As a self-described technology pioneer, Susan believes in The Rule of The Internet: “One – Nine – Ninety.” The rule states that one percent of people will be true innovative leaders spearheading engagement, nine percent are following those leaders, and 90% are slow adopters and skeptical. “I will always either be in the 1%, as I experiment, or in the 9%, emulating leaders I respect,” Susan said.
Her top three leadership lessons for women and girls, including her two daughters – one at college and one in high school - includes:
1. No one knows your passion better than you. “Don’t let anybody talk you out of what you want to go for. They don’t know who you are or what you have in you.”
2. Lead by example and model the way.
3. Leadership is not a title; it is earned through trust, respect and inspiring a team.
“You can be a leader in any position,” Susan simply said. “Don’t get discouraged by corporate cultures, or hierarchy. We are flattening organizations. We are inspiring collaboration among teams. That is an incredible opportunity for anyone seeking to be a professional.”
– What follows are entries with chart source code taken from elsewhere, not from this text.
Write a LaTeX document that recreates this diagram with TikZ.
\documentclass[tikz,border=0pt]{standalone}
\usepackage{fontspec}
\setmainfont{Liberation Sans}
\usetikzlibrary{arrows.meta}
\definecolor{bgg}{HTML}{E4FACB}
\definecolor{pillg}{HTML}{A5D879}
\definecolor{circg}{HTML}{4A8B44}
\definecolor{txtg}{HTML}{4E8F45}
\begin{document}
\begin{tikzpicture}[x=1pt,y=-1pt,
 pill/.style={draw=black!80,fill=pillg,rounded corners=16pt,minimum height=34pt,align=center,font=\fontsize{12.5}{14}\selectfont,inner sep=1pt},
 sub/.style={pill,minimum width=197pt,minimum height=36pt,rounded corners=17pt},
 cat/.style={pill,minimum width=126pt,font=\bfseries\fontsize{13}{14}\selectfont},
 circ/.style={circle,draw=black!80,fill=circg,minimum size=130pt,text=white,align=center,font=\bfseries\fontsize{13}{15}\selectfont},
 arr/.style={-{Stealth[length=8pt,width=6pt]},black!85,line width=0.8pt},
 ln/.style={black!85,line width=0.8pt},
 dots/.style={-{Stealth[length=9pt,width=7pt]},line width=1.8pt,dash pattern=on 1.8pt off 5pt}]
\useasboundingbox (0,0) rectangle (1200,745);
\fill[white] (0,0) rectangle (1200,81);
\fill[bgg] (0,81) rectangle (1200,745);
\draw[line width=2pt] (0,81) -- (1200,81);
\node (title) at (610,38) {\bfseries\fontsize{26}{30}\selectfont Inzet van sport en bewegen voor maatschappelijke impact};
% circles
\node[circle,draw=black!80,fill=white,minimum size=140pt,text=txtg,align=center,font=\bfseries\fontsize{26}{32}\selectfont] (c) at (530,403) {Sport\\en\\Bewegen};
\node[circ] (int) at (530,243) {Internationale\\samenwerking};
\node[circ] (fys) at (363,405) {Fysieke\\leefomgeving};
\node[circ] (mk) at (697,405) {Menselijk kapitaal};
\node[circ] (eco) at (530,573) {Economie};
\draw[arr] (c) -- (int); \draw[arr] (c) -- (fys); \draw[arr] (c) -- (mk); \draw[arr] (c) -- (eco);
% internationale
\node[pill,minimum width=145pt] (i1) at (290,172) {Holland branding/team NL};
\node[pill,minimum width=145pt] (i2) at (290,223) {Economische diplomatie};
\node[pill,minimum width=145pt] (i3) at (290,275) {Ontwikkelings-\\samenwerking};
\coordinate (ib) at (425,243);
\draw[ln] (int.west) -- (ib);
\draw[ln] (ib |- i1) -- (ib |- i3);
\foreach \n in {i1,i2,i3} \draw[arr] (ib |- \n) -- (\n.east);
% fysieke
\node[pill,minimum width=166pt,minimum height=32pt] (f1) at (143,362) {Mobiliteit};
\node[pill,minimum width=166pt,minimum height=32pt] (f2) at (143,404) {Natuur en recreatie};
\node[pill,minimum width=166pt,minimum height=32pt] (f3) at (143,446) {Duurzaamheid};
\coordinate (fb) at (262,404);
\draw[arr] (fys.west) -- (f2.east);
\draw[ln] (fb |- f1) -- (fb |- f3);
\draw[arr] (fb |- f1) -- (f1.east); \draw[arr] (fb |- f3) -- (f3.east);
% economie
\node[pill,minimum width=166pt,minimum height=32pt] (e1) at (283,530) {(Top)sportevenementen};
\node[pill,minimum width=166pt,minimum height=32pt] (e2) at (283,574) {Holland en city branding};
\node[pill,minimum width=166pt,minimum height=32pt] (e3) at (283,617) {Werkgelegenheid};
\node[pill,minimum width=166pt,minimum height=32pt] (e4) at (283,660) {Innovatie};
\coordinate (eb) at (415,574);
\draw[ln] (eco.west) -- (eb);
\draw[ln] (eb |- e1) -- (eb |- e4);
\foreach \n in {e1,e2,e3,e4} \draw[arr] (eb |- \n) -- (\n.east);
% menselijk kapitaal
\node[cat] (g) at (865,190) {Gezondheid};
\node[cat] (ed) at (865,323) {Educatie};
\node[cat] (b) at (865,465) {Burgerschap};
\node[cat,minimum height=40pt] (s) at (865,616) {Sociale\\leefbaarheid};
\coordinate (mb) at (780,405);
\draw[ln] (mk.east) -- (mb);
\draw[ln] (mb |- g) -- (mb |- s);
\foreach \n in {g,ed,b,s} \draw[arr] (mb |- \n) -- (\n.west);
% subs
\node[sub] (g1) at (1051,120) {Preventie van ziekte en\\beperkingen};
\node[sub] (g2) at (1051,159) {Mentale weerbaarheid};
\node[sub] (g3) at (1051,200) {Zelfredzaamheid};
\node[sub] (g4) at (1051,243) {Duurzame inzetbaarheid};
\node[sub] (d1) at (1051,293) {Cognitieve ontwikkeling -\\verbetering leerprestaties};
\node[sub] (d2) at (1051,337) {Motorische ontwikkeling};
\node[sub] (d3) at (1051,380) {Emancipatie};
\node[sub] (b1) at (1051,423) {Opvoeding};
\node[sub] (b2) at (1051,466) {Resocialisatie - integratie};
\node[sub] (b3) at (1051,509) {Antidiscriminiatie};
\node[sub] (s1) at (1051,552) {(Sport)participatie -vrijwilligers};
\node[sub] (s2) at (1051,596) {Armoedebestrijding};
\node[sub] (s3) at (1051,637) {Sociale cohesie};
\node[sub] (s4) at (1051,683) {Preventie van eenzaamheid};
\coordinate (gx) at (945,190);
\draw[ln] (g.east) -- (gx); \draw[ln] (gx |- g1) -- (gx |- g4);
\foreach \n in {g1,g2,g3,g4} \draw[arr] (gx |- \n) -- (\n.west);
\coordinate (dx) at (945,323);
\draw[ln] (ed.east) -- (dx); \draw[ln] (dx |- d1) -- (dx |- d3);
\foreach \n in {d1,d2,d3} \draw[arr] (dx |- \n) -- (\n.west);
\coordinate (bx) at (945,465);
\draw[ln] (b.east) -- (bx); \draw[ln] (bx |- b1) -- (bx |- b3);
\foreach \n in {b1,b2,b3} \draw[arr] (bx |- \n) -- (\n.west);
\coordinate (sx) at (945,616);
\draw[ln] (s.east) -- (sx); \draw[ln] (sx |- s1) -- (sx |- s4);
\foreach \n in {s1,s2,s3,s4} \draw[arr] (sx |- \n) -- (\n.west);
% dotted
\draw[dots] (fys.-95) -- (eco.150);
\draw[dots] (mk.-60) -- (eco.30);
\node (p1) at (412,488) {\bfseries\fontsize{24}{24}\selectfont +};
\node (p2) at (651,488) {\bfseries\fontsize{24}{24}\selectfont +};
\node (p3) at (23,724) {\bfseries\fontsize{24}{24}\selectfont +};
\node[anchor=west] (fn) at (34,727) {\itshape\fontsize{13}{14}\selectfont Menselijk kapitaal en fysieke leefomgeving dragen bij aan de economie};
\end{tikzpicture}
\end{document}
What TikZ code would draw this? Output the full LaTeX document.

Balancing her career, her extended family, and her professional development, Susan feels blessed by her husband, Mark (“a true partner”). Principles of always aligning her professional passions and her ethics have helped her achieve balance, supplemented by a very strong work ethic. “I always tried to make it a point that when I was present with my daughters, they knew that I was always there for them.”
Talking about her next mission(s), “giving back in some way” is part of Susan’s immediate future.
In addition to her IBM career, and her book, Susan is an adjunct professor at West Virginia University for the Reed School of Media, where she developed a graduate course in data-oriented social media optimization and is also a guest lecturer for the Carnegie Mellon University. She also serves on boards for many professional marketing, social media and marketing measurement associations, “trying to give back through my professional expertise.”
Susan’s core belief, succinctly, is: “Everything you need is inside of you. You have to tap into those strengths. Find your purpose; find your passion. Let it lead you.”